One of the more common ways Christians make ourselves insane is by worrying about whether we’re following God’s will.

No, I’m not talking about following God’s commands. Obeying God should be the only will of God we’re concerned about. Quite often the Christians who stress out over “God’s will” aren’t worried much at all about whether they’re following God’s commands any. What they mean by “God’s will” is something wholly different.

If you tried to get them to describe it, a lot of ’em will say it’s God’s perfect will: It’s the specific roadmap God has in mind for each individual Christian’s life. See, God knows your future, and mine. And God, because he knows all, also knows our potential futures. He can see every possible future timeline. Of those timelines, one of them—and, they’re pretty sure, only one of them—is “God’s best.” It’s the timeline where we’d only ever make the wisest and best and most moral and most discerning choices. It’s the timeline where we’re so in sync with God, our lives turn out precisely as God wants.

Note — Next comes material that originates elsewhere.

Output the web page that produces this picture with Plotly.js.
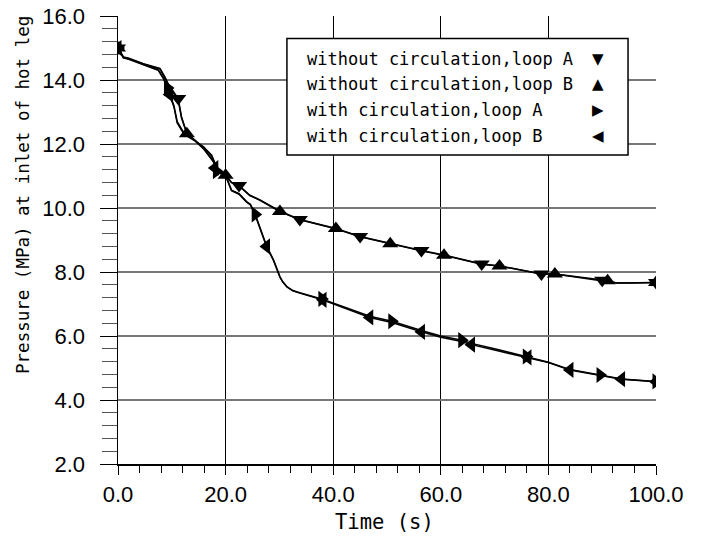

They’re nervous lest they miss “God’s best,” and wind up with another future. One which isn’t God’s best. “God’s second-best,” maybe, or at worst “God’s worst.” One which turns out precisely as God doesn’t want… and probably sucks for us too.

You see, a lot of the motivation for striving after “God’s best” is the assumption it won’t include persecution, deprivation, disappointment, heartache, loss, poverty, tribulation… like Jesus suffered. Now think about that for a moment: Jesus fully knew God’s will and never sinned. So if any human life reflected “God’s perfect will” completely, wasn’t it Jesus’s?